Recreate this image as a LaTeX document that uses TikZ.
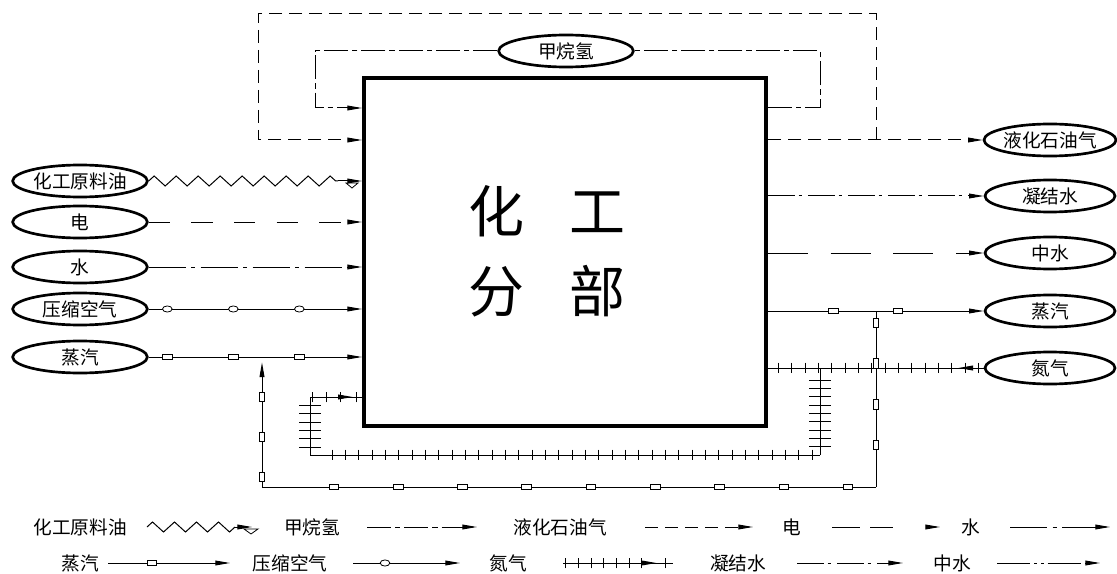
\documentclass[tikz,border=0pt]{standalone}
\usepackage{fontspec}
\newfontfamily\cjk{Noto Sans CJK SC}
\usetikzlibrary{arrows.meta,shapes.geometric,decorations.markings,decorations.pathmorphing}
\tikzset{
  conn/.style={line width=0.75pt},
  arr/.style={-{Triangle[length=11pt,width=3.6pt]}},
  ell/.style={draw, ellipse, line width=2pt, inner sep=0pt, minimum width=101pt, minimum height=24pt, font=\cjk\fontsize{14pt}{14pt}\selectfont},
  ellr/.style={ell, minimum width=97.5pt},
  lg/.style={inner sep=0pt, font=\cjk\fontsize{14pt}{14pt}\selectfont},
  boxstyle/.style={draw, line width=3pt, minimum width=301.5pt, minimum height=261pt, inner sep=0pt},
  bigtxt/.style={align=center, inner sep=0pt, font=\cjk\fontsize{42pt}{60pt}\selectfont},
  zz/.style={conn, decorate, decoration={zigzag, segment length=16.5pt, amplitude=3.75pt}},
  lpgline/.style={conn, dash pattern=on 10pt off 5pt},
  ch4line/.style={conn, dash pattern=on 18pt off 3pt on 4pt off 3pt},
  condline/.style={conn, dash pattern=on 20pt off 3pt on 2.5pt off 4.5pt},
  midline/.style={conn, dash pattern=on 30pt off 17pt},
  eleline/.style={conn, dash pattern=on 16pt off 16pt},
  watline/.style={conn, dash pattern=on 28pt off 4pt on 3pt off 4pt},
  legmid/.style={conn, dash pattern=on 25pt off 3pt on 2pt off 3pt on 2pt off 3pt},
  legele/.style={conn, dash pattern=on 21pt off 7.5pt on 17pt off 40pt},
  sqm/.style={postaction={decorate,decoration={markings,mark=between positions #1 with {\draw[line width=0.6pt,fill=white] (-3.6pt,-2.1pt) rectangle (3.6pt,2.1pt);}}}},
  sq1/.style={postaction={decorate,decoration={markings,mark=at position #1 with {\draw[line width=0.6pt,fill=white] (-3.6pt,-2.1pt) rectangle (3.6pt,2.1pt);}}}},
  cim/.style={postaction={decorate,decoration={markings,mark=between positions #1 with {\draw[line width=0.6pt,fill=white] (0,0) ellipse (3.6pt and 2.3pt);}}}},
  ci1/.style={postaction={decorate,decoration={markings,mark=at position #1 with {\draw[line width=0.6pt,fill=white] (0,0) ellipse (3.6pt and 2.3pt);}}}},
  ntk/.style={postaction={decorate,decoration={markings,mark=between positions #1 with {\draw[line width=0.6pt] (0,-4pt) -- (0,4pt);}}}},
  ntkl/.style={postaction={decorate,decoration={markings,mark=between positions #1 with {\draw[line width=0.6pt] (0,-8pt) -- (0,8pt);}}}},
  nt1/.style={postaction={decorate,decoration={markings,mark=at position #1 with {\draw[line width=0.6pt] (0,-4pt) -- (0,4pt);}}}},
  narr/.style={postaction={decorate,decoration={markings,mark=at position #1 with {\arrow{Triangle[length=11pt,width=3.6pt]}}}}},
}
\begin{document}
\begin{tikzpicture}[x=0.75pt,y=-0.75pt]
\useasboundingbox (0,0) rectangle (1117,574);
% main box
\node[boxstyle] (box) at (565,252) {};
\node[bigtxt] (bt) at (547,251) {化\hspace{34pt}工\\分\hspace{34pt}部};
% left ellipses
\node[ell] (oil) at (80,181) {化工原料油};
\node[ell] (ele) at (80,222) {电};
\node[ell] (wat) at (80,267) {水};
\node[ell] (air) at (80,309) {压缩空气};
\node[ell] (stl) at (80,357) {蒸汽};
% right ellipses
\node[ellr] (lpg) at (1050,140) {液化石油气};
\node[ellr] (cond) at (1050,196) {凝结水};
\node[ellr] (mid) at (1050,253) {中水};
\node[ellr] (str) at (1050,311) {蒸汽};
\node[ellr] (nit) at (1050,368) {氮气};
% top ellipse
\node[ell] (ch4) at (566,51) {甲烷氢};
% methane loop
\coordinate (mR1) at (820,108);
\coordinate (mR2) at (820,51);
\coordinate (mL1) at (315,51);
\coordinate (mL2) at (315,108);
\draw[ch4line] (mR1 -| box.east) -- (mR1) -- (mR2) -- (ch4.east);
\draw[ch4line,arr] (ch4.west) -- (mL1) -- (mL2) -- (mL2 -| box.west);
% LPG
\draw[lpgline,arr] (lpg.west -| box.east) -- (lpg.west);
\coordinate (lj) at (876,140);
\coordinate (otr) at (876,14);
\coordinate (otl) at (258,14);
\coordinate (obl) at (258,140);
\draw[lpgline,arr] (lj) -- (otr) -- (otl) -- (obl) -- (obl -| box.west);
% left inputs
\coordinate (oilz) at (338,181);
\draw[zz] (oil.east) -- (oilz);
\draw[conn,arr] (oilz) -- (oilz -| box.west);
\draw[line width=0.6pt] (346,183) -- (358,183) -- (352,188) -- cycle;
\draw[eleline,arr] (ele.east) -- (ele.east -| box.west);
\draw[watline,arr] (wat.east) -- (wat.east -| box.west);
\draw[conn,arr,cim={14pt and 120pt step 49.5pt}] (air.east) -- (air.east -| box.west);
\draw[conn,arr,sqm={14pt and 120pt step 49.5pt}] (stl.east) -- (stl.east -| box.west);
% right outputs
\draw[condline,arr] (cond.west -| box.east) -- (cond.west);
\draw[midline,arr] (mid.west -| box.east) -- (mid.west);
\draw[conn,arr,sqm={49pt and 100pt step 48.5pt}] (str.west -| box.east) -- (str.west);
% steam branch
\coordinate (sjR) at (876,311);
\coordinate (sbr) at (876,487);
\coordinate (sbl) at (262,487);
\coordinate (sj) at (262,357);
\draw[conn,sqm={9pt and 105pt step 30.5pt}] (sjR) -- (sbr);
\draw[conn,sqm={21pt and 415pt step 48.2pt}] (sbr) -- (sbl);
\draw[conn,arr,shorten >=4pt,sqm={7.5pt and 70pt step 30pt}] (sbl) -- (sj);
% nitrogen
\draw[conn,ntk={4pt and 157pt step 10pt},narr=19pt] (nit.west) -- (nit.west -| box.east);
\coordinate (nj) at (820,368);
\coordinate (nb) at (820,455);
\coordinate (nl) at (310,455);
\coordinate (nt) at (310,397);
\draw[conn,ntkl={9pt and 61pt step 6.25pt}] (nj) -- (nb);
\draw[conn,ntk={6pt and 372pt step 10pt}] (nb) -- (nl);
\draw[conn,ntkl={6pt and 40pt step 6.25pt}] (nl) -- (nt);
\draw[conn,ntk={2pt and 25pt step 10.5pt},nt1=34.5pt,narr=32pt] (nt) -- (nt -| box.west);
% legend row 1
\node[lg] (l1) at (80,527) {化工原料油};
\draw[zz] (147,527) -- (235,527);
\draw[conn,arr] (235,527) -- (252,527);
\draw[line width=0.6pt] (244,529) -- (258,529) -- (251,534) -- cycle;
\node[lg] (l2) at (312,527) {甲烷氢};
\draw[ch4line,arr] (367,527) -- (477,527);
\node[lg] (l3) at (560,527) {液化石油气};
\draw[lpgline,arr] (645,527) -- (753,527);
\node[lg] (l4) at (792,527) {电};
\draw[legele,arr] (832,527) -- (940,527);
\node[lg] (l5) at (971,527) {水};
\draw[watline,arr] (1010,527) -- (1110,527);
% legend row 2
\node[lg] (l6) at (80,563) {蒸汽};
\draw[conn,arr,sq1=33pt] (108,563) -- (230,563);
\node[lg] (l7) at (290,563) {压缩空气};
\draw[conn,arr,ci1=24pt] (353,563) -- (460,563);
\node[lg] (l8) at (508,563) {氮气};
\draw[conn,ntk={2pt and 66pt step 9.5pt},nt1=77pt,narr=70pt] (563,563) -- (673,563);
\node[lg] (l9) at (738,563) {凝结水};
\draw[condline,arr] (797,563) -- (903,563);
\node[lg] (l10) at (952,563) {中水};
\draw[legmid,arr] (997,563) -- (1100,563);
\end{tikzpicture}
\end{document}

==

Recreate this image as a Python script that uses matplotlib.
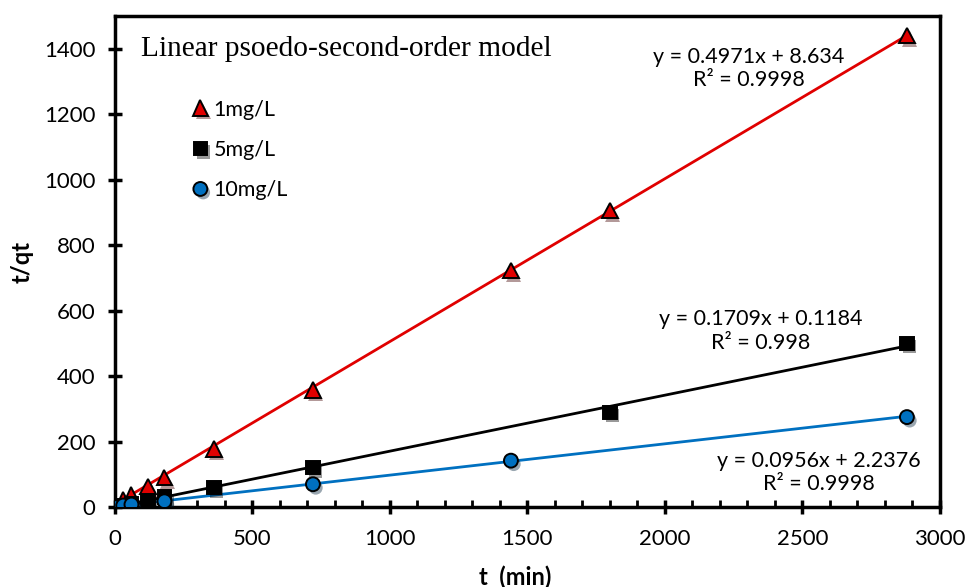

* * *

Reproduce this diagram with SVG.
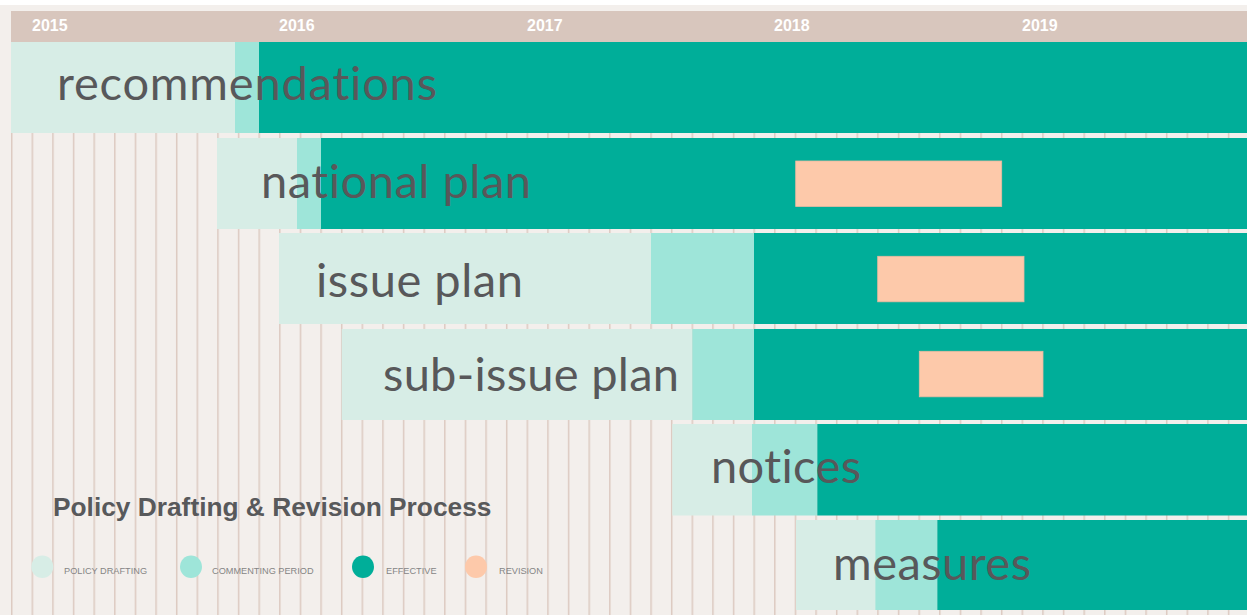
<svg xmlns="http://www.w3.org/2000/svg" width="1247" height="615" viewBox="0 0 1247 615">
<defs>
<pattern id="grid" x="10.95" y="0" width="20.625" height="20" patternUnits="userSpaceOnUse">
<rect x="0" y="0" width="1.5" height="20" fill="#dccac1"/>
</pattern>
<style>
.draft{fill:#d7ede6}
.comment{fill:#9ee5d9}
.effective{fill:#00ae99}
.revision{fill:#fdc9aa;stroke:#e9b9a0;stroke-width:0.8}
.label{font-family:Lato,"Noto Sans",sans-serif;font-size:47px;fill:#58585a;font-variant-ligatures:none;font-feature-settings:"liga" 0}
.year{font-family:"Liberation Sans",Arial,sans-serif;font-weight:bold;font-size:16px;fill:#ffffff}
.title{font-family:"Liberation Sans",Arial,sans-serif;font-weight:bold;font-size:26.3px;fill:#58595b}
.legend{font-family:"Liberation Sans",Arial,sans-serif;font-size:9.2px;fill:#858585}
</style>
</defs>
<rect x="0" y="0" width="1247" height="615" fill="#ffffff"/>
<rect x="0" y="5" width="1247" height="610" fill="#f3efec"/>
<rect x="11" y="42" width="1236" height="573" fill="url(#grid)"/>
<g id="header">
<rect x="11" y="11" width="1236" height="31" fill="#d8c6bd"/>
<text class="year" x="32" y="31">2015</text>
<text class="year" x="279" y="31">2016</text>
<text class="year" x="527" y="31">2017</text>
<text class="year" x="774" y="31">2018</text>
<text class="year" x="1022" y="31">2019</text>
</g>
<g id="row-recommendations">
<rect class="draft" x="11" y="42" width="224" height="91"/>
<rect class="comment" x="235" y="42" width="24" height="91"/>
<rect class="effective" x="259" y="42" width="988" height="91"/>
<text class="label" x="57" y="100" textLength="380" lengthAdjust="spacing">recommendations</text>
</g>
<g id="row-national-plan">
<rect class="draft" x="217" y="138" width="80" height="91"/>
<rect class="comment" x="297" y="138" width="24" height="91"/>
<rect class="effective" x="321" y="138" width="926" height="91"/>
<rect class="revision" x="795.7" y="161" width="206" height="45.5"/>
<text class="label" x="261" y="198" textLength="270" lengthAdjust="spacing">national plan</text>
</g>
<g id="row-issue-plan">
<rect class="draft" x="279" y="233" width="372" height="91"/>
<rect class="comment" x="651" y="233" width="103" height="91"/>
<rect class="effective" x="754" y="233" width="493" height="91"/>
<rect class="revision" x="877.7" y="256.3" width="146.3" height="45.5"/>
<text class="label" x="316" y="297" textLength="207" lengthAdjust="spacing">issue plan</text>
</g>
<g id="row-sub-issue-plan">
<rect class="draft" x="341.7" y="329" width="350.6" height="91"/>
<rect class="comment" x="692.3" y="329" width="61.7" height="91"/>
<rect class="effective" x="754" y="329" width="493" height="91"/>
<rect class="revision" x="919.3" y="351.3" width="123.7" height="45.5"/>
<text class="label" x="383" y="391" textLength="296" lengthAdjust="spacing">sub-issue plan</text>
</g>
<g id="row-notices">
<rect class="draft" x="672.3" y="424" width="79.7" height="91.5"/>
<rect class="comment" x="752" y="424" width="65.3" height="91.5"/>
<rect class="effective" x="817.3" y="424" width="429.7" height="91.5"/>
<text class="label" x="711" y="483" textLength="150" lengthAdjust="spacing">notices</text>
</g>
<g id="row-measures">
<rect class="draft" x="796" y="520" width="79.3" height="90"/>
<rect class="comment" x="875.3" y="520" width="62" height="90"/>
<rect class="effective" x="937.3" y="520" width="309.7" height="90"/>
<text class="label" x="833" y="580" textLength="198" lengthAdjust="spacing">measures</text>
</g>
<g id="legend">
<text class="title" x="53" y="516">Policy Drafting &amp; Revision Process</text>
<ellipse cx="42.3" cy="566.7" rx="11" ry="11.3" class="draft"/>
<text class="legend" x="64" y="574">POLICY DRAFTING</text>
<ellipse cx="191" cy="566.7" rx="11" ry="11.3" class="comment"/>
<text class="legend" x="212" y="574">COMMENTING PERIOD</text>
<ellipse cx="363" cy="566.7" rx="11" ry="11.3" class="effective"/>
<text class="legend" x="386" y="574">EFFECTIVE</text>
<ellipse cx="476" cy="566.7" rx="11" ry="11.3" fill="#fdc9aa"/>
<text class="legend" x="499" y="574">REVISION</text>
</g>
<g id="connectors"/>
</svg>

TASK DESCRIPTION: Copy each line above where the string "this" occurs.

REPLY:
Recreate this image as a LaTeX document that uses TikZ.
Recreate this image as a Python script that uses matplotlib.
Reproduce this diagram with SVG.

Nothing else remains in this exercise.